Mimpi memang adalah alat otoritas, sekaligus adalah jawaban yang paling mudah menguasai, dari realitas tekanan yang melembaga sebagai nilai.

Struktur yang membungkam

Kita patut prihatin, produk pendidikan yang hanya bisa diam, adalah gambaran buruk potret generasi  akan datang. Struktur pendidikan, sepertinya bertahan karena pembungkaman. Kemarin (6/1), salah seorang ketua BEM Universitas Negeri di Jakata, karena sikap kritisnya atas penyimpangan yang terjadi di kampusnya, dihadiahi dengan surat DO (Drop Out) dari sang rektor. 

Sungguh sangat mengkhawatirkan, lembaga ilmu sekalipun memperlihatkan sikap bernasnya yang anti-kritik.
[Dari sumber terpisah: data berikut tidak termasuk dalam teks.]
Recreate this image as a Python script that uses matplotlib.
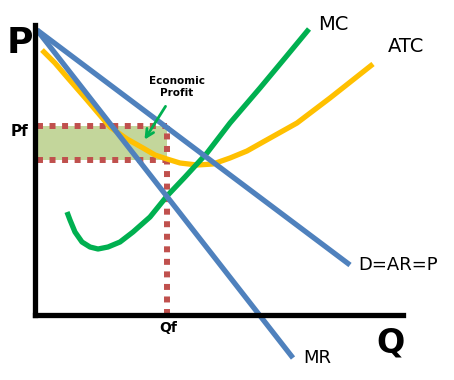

Pertanyaannya, sampai kapan produk pendidikan yang lahir dari pembungkaman terus menerus akan membungkam. Membungkam suara-suara manusia yang datang untuk bertanya?

Apa yang harus diperbuat, selain terus bertaruh, memperjuangkan kondisi-kondisi pengkondisian yang memungkinkan kesadaran kritis bisa muncul. “Konflik” kampus/sekolah versus birokrasi otoritas kampus/sekolah, maupun mahasiswa versus pemerintah, adalah gambaran nyata yang memang harus terus ada. Ketika itu hilang, justru patut dipertanyakan. Kutukan pantas dilontarkan kalau organisasi mahasiswa/pelajar justru berbulan madu dengan birokrasi dan pemeritnah, di tengah kondisi sosial, pendidikan dan masa depan bangsa yang tidak menentu sekarang ini. 

Romantika hanya menjadi pertanda buruk pembungkaman sudah diambang stadium kronis, dampaknya adalah mempercepat lahirnya bangsa yang tejerat dalam budaya bisu, dibisukan oleh otoritas yang membungkam. Dan celakanya, kita tak berharap, kalau diam yang tak lain adalah bisu, suatu saat sudah dianggap sebgai nilai yang harus dijunjung tinggi.